Arindam Haldar, CEO, Thyrocare Technologies points out that with an increased number of people availing diagnostic services during the COVID-19 pandemic, it has become vital for organisations like diagnostics centres to refortify their data management systems and be the best examples in matters of data privacy. He analyses the key steps in patient health data management, with suggestions on what needs to be done to provide the best service for patients, while ensuring data privacy is not compromised
The National Digital Health Mission (NDHM) was announced by Prime Minister Narendra Modi earlier this year, with an aim to develop and support integrated digital health infrastructure in India. An integral part of this mission included electronic health data and its management.
With the COVID-19 pandemic pushing people down the path of telemedicine, leveraging technology to bridge the gaps in the healthcare ecosystem came to the forefront. The need for a more reliable healthcare system has been intensified, across the ecosystem be it hospitals, healthcare facilities or diagnostic centres.
With the rising demand of testing and pressure of delivery on diagnostic centres, the need for more reformed framework and infrastructure started making headway. Thus, the influx of medical data which is of high value and is extremely sensitive puts a tremendous strain on healthcare providers to manage data in ways that must ensure integrity, interoperability, and security as it can be misused for various scams and frauds. The digital integration of patient data calls for deliberate steps to be taken to ensure responsible data management, especially in diagnostic centres.
In the challenge to provide the best service for patients, data privacy should not be compromised. There are various steps in the process of data management, which have to be given focus. Let us look at the following critical aspects of patient health data management in detail.
Storage of data
Customer- centric encryption of data has become critical, regardless of how or where the data is being stored. This has become extremely important, especially in the case of medical data, as it is usually accessed by various groups of authorised users. Anti—virus protection and multi-factor authentication are necessary protocols that should be undertaken to reduce the risk of hacking. A designated team should always be on stand-by to handle any security breaches efficiently.
Access and movement of data
Patient health data is transferred between multiple users (such as physicians, pharmaceutical companies, life insurance companies, etc.) for a variety of reasons. However, the patient continues to be the sole owner of this data. Throughout this process, it must be ensured that the integrity of the data is not compromised. The scope of access that these users have to the data has to be limited basis their requirement. Access to the data (in terms of viewing, editing, etc) should be provided to the user only basis his/her purpose of utilising the data.
In case of breaches
Medical organisations should constantly take measures to strengthen their security systems and network security. However, there have been cases earlier where valuable patient information has been exposed by organisations due to data breaches, which can lead to public fall outs and lack of trust among all the users involved.
As mentioned earlier, a designated team to handle such breaches will help take quick action and minimise the risks involved.

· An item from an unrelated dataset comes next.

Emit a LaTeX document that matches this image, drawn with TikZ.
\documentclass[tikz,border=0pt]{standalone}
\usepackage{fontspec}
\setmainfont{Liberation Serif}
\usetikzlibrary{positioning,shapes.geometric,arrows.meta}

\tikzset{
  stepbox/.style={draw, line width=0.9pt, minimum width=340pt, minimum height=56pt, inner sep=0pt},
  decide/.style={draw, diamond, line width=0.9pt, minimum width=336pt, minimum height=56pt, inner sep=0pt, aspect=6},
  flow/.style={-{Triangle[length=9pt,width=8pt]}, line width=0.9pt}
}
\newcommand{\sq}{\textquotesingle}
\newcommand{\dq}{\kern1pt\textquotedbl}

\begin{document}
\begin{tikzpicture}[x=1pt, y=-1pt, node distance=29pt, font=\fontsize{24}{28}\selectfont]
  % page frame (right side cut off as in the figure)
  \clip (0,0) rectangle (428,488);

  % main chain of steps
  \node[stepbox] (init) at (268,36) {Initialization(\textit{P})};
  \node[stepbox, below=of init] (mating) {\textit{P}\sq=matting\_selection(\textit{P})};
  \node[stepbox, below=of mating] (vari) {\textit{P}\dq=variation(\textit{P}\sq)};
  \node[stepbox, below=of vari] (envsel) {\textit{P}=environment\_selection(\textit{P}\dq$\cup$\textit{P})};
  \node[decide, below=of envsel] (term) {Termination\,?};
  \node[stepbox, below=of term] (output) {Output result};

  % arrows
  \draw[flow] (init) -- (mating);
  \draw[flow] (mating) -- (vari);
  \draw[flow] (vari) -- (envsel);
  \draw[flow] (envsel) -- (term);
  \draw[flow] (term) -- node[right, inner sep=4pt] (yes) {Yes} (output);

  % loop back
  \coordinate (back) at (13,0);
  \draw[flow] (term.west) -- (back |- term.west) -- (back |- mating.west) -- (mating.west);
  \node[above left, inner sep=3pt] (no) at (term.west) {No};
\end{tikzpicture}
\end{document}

The remedial measures will also be dependent on the national laws with respect to data privacy. The core focus of the organisation should be to take the necessary steps to rebuild the trust of the groups involved in the case of such incidents.
With the nation on the path of digitising the health records of all individuals under one health identification, it has become vital now, more than ever, for organisations like diagnostics centres to refortify their data management systems and be the best examples in matters of data privacy.
Effective data management can help in value-based healthcare outcomes; but special impetus to be given on safeguarding the privacy and security of personal medical information due to the sensitive nature of the data.